Source excerpt —

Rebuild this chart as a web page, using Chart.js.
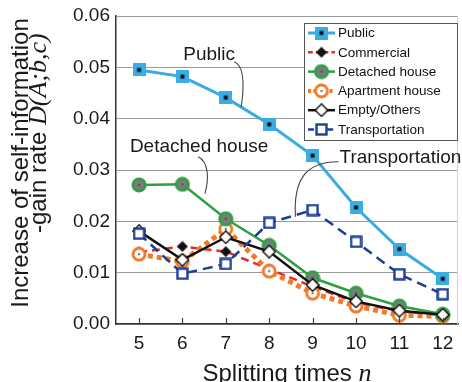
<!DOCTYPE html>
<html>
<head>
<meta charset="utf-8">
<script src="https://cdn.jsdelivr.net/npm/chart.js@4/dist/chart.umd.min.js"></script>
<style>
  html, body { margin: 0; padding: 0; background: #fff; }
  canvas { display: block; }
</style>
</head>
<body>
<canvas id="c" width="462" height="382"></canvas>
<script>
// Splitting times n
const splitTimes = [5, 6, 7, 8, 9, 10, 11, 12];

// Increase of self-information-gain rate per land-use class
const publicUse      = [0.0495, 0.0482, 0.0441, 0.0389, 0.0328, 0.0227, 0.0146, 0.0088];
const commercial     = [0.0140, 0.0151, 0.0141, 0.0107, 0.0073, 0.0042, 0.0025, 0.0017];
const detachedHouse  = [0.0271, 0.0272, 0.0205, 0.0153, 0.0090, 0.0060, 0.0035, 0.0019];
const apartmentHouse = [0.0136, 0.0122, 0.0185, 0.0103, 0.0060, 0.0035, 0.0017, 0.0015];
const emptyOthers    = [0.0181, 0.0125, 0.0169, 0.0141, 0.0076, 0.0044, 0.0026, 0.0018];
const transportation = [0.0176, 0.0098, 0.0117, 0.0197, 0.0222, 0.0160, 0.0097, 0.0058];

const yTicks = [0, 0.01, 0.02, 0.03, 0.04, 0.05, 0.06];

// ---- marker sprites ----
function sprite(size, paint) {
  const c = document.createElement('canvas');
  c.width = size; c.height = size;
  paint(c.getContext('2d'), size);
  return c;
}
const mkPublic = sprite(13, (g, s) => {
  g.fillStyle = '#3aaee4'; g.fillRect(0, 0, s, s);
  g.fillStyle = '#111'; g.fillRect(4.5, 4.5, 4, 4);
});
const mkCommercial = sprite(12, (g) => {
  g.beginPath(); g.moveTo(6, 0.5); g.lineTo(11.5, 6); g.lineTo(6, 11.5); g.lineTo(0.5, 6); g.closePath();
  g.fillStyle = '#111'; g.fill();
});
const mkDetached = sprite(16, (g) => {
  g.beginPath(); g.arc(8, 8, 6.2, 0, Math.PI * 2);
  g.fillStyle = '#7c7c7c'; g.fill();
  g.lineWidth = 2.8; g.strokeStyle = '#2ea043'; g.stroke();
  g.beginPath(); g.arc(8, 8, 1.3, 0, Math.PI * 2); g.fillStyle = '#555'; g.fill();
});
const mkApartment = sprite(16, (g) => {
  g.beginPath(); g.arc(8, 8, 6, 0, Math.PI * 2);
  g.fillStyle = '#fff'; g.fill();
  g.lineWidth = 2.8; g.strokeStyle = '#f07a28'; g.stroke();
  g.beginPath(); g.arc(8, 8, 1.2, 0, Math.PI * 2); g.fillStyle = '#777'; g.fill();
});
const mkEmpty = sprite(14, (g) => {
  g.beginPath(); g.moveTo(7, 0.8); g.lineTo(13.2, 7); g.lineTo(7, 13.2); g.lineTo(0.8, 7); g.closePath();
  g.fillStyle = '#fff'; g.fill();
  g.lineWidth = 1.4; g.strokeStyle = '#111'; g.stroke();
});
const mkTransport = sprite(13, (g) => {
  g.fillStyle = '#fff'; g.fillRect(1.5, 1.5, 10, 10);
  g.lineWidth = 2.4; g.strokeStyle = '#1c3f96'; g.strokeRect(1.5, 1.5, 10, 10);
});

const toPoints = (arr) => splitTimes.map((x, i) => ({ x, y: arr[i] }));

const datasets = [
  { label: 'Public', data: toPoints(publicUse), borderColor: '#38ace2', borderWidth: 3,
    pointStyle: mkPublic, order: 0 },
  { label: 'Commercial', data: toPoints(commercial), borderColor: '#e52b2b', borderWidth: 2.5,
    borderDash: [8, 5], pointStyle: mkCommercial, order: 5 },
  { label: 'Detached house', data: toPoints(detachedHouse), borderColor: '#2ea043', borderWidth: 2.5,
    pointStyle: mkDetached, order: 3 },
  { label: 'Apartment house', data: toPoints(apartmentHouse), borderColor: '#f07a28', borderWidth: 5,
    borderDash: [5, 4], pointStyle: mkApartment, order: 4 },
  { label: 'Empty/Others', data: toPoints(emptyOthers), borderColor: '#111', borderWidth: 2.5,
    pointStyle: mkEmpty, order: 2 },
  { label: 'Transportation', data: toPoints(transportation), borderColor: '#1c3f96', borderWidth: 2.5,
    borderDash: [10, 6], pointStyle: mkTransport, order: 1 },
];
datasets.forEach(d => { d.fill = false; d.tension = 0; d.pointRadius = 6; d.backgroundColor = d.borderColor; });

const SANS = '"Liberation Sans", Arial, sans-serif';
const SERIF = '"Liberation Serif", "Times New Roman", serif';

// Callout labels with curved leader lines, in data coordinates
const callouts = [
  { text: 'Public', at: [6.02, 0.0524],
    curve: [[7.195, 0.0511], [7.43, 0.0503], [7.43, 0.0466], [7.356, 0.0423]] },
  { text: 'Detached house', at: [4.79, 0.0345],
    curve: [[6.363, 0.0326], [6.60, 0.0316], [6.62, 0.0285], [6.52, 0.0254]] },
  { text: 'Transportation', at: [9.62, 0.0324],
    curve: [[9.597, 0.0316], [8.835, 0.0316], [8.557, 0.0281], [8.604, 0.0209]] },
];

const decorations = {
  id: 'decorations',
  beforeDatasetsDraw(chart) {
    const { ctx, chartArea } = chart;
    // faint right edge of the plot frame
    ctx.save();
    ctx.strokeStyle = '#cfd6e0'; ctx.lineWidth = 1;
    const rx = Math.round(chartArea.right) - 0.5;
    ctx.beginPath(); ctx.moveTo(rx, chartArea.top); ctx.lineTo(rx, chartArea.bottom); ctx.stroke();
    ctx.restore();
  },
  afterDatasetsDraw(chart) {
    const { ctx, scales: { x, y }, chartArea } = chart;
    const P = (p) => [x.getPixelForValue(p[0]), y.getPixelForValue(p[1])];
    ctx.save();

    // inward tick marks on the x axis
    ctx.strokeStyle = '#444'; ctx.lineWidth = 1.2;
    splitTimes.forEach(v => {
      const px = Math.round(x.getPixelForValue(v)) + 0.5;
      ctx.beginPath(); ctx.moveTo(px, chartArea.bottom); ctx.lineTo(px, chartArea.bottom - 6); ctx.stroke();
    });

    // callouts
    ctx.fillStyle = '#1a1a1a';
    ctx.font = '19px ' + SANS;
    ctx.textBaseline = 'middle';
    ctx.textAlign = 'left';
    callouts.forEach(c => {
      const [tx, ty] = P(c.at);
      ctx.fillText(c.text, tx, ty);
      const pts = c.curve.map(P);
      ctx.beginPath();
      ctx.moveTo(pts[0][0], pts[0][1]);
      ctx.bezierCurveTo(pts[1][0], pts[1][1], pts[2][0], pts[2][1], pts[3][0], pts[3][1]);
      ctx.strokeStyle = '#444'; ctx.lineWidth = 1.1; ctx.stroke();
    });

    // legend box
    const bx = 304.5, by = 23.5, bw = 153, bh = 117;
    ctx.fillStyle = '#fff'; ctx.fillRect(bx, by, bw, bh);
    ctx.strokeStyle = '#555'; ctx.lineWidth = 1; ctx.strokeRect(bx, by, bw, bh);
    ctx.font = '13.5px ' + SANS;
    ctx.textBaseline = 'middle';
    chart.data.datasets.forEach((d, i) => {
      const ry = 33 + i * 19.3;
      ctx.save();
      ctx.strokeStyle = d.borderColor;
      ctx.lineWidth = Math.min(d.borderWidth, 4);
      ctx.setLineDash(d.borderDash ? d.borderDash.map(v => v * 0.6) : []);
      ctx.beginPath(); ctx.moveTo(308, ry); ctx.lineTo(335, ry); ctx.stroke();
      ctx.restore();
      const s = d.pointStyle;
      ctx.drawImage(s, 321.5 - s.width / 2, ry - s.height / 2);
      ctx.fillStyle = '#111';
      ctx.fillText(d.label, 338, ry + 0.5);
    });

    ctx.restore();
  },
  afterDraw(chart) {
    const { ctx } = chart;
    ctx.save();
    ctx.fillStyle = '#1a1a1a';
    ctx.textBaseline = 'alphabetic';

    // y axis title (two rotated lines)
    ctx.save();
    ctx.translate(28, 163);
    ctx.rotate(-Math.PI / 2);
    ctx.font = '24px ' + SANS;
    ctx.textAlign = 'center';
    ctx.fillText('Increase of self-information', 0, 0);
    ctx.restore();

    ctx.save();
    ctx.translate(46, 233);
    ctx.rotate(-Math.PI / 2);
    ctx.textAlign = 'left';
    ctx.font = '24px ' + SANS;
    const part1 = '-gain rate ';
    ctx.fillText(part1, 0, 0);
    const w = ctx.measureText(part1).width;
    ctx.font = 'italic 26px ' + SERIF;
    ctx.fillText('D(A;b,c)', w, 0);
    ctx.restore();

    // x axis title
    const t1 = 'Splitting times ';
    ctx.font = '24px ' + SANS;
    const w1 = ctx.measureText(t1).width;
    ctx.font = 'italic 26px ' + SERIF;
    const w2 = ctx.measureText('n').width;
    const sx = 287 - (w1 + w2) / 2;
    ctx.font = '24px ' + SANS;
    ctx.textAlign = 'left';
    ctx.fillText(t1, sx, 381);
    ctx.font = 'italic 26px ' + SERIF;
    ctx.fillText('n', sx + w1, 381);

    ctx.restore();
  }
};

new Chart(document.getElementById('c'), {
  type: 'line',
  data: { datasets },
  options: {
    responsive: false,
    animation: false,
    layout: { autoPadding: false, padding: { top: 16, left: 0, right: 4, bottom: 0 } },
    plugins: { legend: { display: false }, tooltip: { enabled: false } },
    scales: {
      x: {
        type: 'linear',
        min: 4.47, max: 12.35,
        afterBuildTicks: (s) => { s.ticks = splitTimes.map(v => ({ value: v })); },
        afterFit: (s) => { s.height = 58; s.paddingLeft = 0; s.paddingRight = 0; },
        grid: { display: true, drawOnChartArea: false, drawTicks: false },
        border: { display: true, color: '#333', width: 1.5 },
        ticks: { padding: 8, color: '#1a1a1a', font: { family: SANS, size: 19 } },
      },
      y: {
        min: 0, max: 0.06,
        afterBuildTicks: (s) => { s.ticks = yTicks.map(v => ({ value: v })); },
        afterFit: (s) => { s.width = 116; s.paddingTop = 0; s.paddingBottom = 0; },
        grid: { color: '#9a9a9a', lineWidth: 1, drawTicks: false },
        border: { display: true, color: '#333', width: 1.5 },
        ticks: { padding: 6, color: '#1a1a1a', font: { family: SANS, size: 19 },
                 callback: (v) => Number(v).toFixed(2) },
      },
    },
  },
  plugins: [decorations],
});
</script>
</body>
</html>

Challenge — Repeat the listing above exactly from its first line to the line containing "const yTicks = [0, 0.01, 0.02, 0.03, 0.04, 0.05, 0.06];", both included, and omit the pictures.

Answer to the exercise —
Rebuild this chart as a web page, using Chart.js.
<!DOCTYPE html>
<html>
<head>
<meta charset="utf-8">
<script src="https://cdn.jsdelivr.net/npm/chart.js@4/dist/chart.umd.min.js"></script>
<style>
  html, body { margin: 0; padding: 0; background: #fff; }
  canvas { display: block; }
</style>
</head>
<body>
<canvas id="c" width="462" height="382"></canvas>
<script>
// Splitting times n
const splitTimes = [5, 6, 7, 8, 9, 10, 11, 12];

// Increase of self-information-gain rate per land-use class
const publicUse      = [0.0495, 0.0482, 0.0441, 0.0389, 0.0328, 0.0227, 0.0146, 0.0088];
const commercial     = [0.0140, 0.0151, 0.0141, 0.0107, 0.0073, 0.0042, 0.0025, 0.0017];
const detachedHouse  = [0.0271, 0.0272, 0.0205, 0.0153, 0.0090, 0.0060, 0.0035, 0.0019];
const apartmentHouse = [0.0136, 0.0122, 0.0185, 0.0103, 0.0060, 0.0035, 0.0017, 0.0015];
const emptyOthers    = [0.0181, 0.0125, 0.0169, 0.0141, 0.0076, 0.0044, 0.0026, 0.0018];
const transportation = [0.0176, 0.0098, 0.0117, 0.0197, 0.0222, 0.0160, 0.0097, 0.0058];

const yTicks = [0, 0.01, 0.02, 0.03, 0.04, 0.05, 0.06];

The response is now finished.